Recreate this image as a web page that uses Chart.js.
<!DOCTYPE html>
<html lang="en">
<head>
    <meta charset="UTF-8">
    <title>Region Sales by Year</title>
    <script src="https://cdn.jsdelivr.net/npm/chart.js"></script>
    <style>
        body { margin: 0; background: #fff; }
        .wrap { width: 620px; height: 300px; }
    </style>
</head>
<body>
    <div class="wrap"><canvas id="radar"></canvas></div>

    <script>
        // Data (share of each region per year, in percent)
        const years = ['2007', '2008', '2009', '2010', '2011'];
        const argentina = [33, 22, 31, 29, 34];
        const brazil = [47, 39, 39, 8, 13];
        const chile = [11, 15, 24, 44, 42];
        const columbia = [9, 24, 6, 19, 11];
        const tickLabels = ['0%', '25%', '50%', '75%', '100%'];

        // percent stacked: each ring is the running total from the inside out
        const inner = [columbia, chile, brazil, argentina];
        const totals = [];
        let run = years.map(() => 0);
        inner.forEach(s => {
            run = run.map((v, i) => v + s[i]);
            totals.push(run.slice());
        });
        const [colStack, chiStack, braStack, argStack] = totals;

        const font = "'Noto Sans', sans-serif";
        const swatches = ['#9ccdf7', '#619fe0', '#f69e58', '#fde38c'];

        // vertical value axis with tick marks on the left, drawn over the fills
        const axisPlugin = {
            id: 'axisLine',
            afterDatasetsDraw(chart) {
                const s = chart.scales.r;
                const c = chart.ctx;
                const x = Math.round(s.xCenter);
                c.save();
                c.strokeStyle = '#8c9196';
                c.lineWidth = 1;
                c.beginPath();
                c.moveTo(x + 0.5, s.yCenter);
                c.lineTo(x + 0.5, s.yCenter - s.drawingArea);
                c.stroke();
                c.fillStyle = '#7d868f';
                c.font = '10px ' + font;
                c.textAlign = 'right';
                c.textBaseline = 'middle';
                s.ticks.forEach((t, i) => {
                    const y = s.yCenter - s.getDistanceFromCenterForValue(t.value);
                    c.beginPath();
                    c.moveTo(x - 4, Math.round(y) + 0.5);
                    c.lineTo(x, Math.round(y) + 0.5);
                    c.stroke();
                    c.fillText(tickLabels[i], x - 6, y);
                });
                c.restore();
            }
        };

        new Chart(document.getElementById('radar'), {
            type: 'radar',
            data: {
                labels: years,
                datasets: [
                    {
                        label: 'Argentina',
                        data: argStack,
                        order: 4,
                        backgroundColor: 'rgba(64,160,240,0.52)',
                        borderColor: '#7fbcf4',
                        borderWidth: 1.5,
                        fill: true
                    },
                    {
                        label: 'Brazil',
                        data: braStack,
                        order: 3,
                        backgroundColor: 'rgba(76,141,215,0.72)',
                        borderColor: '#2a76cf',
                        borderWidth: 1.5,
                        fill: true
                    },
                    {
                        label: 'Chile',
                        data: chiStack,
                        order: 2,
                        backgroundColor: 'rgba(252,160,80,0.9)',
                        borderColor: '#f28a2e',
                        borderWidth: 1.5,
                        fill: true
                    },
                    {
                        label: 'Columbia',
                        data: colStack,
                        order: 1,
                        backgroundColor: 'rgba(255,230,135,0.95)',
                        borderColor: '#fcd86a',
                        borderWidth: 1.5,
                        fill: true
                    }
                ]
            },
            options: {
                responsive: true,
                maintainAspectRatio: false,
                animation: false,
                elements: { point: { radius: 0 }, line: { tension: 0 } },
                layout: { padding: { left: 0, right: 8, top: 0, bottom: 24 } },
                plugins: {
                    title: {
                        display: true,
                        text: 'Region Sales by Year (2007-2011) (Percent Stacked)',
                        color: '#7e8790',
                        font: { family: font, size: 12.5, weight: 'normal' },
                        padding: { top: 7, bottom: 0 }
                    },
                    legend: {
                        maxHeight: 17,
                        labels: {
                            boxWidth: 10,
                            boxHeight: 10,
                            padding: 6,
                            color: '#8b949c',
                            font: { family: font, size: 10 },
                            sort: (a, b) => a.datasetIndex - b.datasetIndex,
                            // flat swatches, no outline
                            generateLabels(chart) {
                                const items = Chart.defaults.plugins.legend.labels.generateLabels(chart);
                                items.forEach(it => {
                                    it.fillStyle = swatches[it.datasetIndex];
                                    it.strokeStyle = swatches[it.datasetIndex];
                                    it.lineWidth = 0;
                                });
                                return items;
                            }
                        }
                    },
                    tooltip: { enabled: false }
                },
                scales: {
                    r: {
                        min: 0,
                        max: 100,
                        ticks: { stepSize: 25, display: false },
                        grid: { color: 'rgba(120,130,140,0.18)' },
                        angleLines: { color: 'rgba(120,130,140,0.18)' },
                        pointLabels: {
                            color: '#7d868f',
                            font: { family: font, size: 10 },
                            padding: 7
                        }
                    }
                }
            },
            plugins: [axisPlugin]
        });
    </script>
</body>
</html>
────────
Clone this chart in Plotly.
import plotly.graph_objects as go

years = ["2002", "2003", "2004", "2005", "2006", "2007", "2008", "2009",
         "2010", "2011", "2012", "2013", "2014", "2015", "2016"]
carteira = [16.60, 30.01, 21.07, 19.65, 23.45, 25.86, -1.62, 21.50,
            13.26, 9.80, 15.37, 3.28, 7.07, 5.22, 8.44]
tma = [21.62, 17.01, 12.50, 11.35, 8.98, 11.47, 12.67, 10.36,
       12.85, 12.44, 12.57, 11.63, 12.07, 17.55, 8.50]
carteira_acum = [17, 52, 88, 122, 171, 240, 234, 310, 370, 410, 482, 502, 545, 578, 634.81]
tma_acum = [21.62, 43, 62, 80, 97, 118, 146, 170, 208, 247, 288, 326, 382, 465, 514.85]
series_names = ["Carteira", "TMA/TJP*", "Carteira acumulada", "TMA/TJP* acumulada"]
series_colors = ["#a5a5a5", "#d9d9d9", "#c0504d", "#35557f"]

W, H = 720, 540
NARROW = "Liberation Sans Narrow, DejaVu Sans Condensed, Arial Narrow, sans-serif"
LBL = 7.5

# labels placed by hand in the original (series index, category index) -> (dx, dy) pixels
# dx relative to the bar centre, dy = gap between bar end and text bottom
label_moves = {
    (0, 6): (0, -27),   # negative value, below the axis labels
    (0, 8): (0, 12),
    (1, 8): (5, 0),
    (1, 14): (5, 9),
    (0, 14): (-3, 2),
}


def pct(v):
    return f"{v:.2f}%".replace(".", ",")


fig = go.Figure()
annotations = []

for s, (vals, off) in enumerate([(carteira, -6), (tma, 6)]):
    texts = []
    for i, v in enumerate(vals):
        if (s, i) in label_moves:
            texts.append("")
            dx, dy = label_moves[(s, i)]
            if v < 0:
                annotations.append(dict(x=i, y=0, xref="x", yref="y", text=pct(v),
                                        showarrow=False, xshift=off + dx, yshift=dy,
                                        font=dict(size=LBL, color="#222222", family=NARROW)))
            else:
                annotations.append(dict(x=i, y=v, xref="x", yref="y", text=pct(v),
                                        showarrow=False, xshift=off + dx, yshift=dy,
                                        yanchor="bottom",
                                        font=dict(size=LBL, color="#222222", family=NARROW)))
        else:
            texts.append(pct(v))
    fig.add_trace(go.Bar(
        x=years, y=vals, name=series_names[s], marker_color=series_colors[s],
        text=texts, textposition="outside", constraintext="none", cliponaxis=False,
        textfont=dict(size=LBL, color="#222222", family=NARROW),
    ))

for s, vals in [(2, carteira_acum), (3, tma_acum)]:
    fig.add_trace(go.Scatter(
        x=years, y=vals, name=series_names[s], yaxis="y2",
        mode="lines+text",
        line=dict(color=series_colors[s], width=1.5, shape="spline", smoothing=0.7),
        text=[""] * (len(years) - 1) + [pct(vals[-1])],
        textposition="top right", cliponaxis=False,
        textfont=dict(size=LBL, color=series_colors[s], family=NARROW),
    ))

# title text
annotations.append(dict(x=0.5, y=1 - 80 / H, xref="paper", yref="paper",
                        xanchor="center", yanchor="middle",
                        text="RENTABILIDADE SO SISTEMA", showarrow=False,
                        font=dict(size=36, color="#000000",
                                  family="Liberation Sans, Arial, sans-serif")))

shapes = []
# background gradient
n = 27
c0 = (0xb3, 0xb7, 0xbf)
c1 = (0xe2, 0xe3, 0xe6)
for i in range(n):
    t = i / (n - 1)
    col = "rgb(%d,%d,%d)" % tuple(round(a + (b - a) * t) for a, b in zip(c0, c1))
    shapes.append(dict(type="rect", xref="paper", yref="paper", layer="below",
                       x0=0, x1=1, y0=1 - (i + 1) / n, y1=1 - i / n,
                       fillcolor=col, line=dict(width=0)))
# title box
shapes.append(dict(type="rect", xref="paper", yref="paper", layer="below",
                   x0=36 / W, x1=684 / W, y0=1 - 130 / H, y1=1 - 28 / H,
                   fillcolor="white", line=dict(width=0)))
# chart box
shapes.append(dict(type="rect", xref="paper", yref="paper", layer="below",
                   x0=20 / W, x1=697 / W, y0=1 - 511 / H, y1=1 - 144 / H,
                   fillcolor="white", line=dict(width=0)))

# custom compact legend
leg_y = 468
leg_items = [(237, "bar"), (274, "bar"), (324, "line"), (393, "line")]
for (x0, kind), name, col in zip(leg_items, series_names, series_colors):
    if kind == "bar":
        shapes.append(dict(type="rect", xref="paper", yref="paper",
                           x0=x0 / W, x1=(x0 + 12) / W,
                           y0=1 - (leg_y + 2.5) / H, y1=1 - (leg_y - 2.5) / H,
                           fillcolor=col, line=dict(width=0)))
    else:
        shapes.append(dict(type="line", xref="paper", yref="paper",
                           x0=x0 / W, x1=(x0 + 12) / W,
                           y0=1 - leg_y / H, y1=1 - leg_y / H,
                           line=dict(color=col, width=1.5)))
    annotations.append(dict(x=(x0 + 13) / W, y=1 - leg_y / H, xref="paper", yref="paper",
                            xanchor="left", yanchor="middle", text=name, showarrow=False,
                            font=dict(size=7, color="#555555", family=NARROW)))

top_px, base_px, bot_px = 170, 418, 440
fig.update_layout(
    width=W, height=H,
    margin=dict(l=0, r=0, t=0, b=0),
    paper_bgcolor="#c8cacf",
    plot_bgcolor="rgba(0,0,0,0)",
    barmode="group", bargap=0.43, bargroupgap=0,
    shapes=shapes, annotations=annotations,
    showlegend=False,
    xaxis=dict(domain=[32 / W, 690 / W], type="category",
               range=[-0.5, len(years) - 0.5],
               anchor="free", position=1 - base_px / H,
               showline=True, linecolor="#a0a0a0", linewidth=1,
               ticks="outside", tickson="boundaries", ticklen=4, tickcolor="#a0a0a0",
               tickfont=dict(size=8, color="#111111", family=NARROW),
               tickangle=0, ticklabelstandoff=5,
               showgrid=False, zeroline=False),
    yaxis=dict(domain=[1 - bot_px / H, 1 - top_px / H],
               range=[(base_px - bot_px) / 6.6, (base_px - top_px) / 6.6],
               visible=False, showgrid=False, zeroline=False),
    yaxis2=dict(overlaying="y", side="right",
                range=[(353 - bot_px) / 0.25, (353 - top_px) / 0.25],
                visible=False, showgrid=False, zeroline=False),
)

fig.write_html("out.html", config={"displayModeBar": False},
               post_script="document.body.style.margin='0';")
────────
— WHAT YOU NEED TO DO —
Reproduce exactly the lines from the line with "Recreate this image" to the line with "const [colStack, chiStack, braStack, argStack]", both end lines included.

— ANSWER TO THIS EXERCISE —
Recreate this image as a web page that uses Chart.js.
<!DOCTYPE html>
<html lang="en">
<head>
    <meta charset="UTF-8">
    <title>Region Sales by Year</title>
    <script src="https://cdn.jsdelivr.net/npm/chart.js"></script>
    <style>
        body { margin: 0; background: #fff; }
        .wrap { width: 620px; height: 300px; }
    </style>
</head>
<body>
    <div class="wrap"><canvas id="radar"></canvas></div>

    <script>
        // Data (share of each region per year, in percent)
        const years = ['2007', '2008', '2009', '2010', '2011'];
        const argentina = [33, 22, 31, 29, 34];
        const brazil = [47, 39, 39, 8, 13];
        const chile = [11, 15, 24, 44, 42];
        const columbia = [9, 24, 6, 19, 11];
        const tickLabels = ['0%', '25%', '50%', '75%', '100%'];

        // percent stacked: each ring is the running total from the inside out
        const inner = [columbia, chile, brazil, argentina];
        const totals = [];
        let run = years.map(() => 0);
        inner.forEach(s => {
            run = run.map((v, i) => v + s[i]);
            totals.push(run.slice());
        });
        const [colStack, chiStack, braStack, argStack] = totals;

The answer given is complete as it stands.